Errors that the KSYS subsystem cannot handle

The KSYS subsystem automatically restarts the VMs only when the KSYS subsystem is certain of the failures. If the KSYS subsystem is unsure, it sends an alert message to the administrator to review the issue and to manually restart VMs, if required.

Sometimes, the KSYS subsystem cannot identify whether the host failure is real or the host failure is because of a partitioning network. The KSYS subsystem does not automatically restart VMs in the following example scenarios:
  • When the KSYS subsystem cannot connect to the HMC to quiesce the failed VM (fencing operation) on the source host before restarting the VM on the target host. The fencing operation is required to ensure that the VM is not running on two hosts simultaneously.
  • The host monitor module and the VIOS can monitor their own network and storage.

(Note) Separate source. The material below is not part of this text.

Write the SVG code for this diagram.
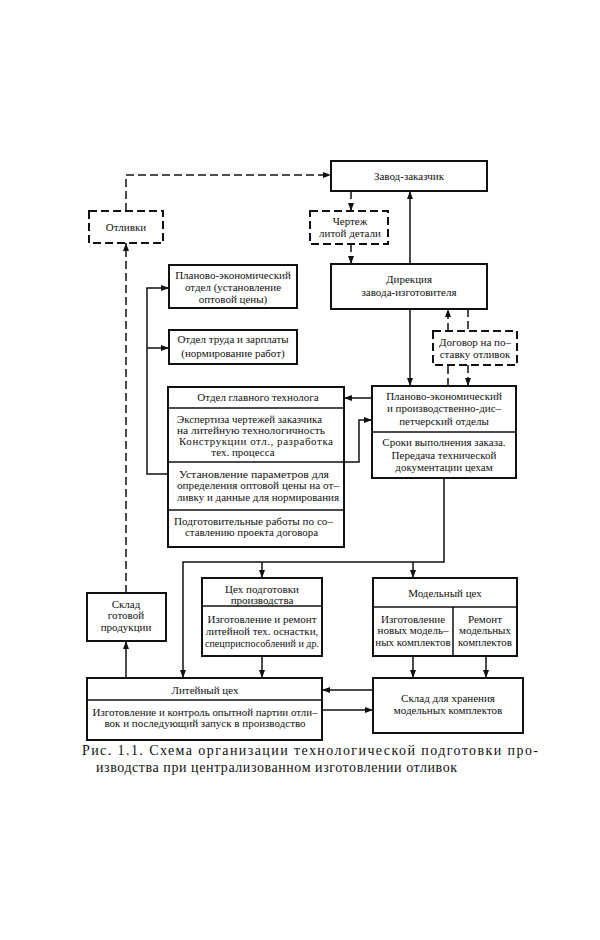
<svg xmlns="http://www.w3.org/2000/svg" width="600" height="940" viewBox="0 0 600 940">
<defs>
<marker id="ah" markerWidth="8" markerHeight="6" refX="8" refY="3" orient="auto" markerUnits="userSpaceOnUse">
<path d="M0,0 L8,3 L0,6 Z" fill="#111"/>
</marker>
<style>
.box{fill:#fff;stroke:#111;stroke-width:2}
.dbox{fill:#fff;stroke:#111;stroke-width:2;stroke-dasharray:8 4}
.div{stroke:#111;stroke-width:1.5;fill:none}
.ln{stroke:#111;stroke-width:1.5;fill:none}
.dl{stroke:#111;stroke-width:1.5;fill:none;stroke-dasharray:8 4}
text{font-family:"Liberation Serif","DejaVu Serif",serif;font-size:11px;fill:#111}
.c{text-anchor:middle}
.cap{font-size:14px}
</style>
</defs>
<rect width="600" height="940" fill="#fff"/>

<g id="connectors">
<path class="dl" d="M126,211 V175 H331" marker-end="url(#ah)"/>
<path class="dl" d="M351,191 V211" marker-end="url(#ah)"/>
<path class="dl" d="M351,244 V264" marker-end="url(#ah)"/>
<path class="ln" d="M410,264 V191" marker-end="url(#ah)"/>
<path class="ln" d="M410,309 V386" marker-end="url(#ah)"/>
<path class="dl" d="M468,309 V331"/>
<path class="dl" d="M468,365 V386" marker-end="url(#ah)"/>
<path class="dl" d="M448,386 V365"/>
<path class="dl" d="M448,331 V309" marker-end="url(#ah)"/>
<path class="ln" d="M372,398 H344" marker-end="url(#ah)"/>
<path class="ln" d="M344,462 H359 V420 H372" marker-end="url(#ah)"/>
<path class="ln" d="M168,474 H147 V288 H169" marker-end="url(#ah)"/>
<path class="ln" d="M147,348 H169" marker-end="url(#ah)"/>
<path class="ln" d="M444,478 V562 H183 V678" marker-end="url(#ah)"/>
<path class="ln" d="M262,562 V578" marker-end="url(#ah)"/>
<path class="ln" d="M413,562 V578" marker-end="url(#ah)"/>
<path class="ln" d="M262,656 V678" marker-end="url(#ah)"/>
<path class="ln" d="M413,656 V678" marker-end="url(#ah)"/>
<path class="ln" d="M486,656 V678" marker-end="url(#ah)"/>
<path class="ln" d="M373,690 H322" marker-end="url(#ah)"/>
<path class="ln" d="M322,710 H373" marker-end="url(#ah)"/>
<path class="ln" d="M126,678 V641" marker-end="url(#ah)"/>
<path class="dl" d="M126,593 V243" marker-end="url(#ah)"/>
</g>

<g id="zavod-zakazchik">
<rect class="box" x="331" y="161" width="156" height="30"/>
<text class="c" x="409" y="180">Завод-заказчик</text>
</g>

<g id="otlivki">
<rect class="dbox" x="89" y="211" width="74" height="32"/>
<text class="c" x="126" y="231">Отливки</text>
</g>

<g id="chertezh">
<rect class="dbox" x="310" y="211" width="78" height="33"/>
<text class="c" x="350" y="225">Чертеж</text>
<text class="c" x="350" y="237">литой детали</text>
</g>

<g id="direkciya">
<rect class="box" x="331" y="264" width="156" height="45"/>
<text class="c" x="409" y="283">Дирекция</text>
<text class="c" x="409" y="296">завода-изготовителя</text>
</g>

<g id="plan-otdel">
<rect class="box" x="169" y="265" width="128" height="43"/>
<text class="c" x="233" y="279">Планово-экономический</text>
<text class="c" x="233" y="291">отдел (установление</text>
<text class="c" x="233" y="303">оптовой цены)</text>
</g>

<g id="otdel-truda">
<rect class="box" x="169" y="330" width="128" height="34"/>
<text class="c" x="233" y="343">Отдел труда и зарплаты</text>
<text class="c" x="233" y="357">(нормирование работ)</text>
</g>

<g id="dogovor">
<rect class="dbox" x="433" y="331" width="84" height="34"/>
<text class="c" x="475" y="346">Договор на по–</text>
<text class="c" x="475" y="358">ставку отливок</text>
</g>

<g id="otdel-glavnogo-tehnologa">
<rect class="box" x="168" y="387" width="176" height="160"/>
<line class="div" x1="168" y1="408" x2="344" y2="408"/>
<line class="div" x1="168" y1="462" x2="344" y2="462"/>
<line class="div" x1="168" y1="510" x2="344" y2="510"/>
<text class="c" x="258" y="401">Отдел главного технолога</text>
<text x="177" y="423" textLength="145" lengthAdjust="spacingAndGlyphs">Экспертиза чертежей заказчика</text>
<text x="177" y="434" textLength="148" lengthAdjust="spacingAndGlyphs">на литейную технологичность</text>
<text x="179" y="445" textLength="154" lengthAdjust="spacing">Конструкции отл.,    разработка</text>
<text class="c" x="243" y="456">тех. процесса</text>
<text x="179" y="478" textLength="150" lengthAdjust="spacingAndGlyphs">Установление параметров для</text>
<text x="177" y="489" textLength="162" lengthAdjust="spacingAndGlyphs">определения оптовой цены на от–</text>
<text x="177" y="501" textLength="162" lengthAdjust="spacingAndGlyphs">ливку и данные для нормирования</text>
<text x="174" y="525" textLength="159" lengthAdjust="spacingAndGlyphs">Подготовительные работы по со–</text>
<text x="185" y="536" textLength="133" lengthAdjust="spacingAndGlyphs">ставлению проекта договора</text>
</g>

<g id="plan-disp-otdely">
<rect class="box" x="372" y="386" width="144" height="92"/>
<line class="div" x1="372" y1="432" x2="516" y2="432"/>
<text class="c" x="444" y="400">Планово-экономический</text>
<text class="c" x="444" y="412">и производственно-дис–</text>
<text class="c" x="444" y="425">петчерский отделы</text>
<text class="c" x="444" y="446">Сроки выполнения заказа.</text>
<text class="c" x="444" y="459">Передача технической</text>
<text class="c" x="444" y="471">документации цехам</text>
</g>

<g id="sklad-gotovoy">
<rect class="box" x="87" y="593" width="79" height="48"/>
<text class="c" x="126" y="608">Склад</text>
<text class="c" x="126" y="619">готовой</text>
<text class="c" x="126" y="631">продукции</text>
</g>

<g id="ceh-podgotovki">
<rect class="box" x="202" y="578" width="120" height="78"/>
<line class="div" x1="202" y1="606" x2="322" y2="606"/>
<text class="c" x="262" y="593">Цех подготовки</text>
<text class="c" x="262" y="604">производства</text>
<text class="c" x="262" y="623">Изготовление и ремонт</text>
<text class="c" x="262" y="635">литейной тех. оснастки,</text>
<text class="c" x="262" y="647" textLength="114" lengthAdjust="spacingAndGlyphs">спецприспособлений и др.</text>
</g>

<g id="modelnyy-ceh">
<rect class="box" x="373" y="578" width="144" height="78"/>
<line class="div" x1="373" y1="607" x2="517" y2="607"/>
<line class="div" x1="453" y1="607" x2="453" y2="656"/>
<text class="c" x="445" y="597">Модельный цех</text>
<text class="c" x="413" y="623">Изготовление</text>
<text class="c" x="413" y="634">новых модель–</text>
<text class="c" x="413" y="646">ных комплектов</text>
<text class="c" x="485" y="623">Ремонт</text>
<text class="c" x="485" y="634">модельных</text>
<text class="c" x="485" y="646">комплектов</text>
</g>

<g id="liteynyy-ceh">
<rect class="box" x="87" y="678" width="235" height="62"/>
<line class="div" x1="87" y1="700" x2="322" y2="700"/>
<text class="c" x="205" y="694">Литейный цех</text>
<text class="c" x="205" y="716" textLength="225" lengthAdjust="spacingAndGlyphs">Изготовление и контроль опытной партии отли–</text>
<text class="c" x="205" y="727">вок и последующий запуск в производство</text>
</g>

<g id="sklad-hraneniya">
<rect class="box" x="373" y="678" width="150" height="55"/>
<text class="c" x="448" y="702">Склад для хранения</text>
<text class="c" x="448" y="714">модельных комплектов</text>
</g>

<g id="caption">
<text class="cap" x="82" y="755" textLength="456" lengthAdjust="spacing">Рис. 1.1. Схема организации технологической подготовки про-</text>
<text class="cap" x="96" y="772" textLength="361" lengthAdjust="spacing">изводства при централизованном изготовлении отливок</text>
</g>
</svg>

Sometimes, network and storage errors are reported by the VIOS and these error events are notified to the administrator through email and text messages. In these cases, the KSYS subsystem does not move the VMs automatically to avoid false relocation.
  • When a host group is spread across two buildings with storage subsystem technologies such as IBM® SAN Volume Controller (SVC) HyperSwap®, where HMCs, hosts and other required resources exist in each building and the KSYS LPAR is deployed on the backup building, the following scenarios cannot be automatically handled:
    • Power failure in the main building: The KSYS subsystem cannot connect to the HMCs and hosts in the main site. The KSYS subsystem detects the host failure and notifies the administrator.
    • Issues in network and storage partitioning between the buildings: The KSYS subsystem cannot connect to the HMCs, and therefore notifies the administrator about the host failure. The administrator must review the environment and decide whether to move the VMs. The VMs might be operating correctly on the main host. The administrator can rectify the network links between the hosts and the KSYS subsystem will start operating in normal mode.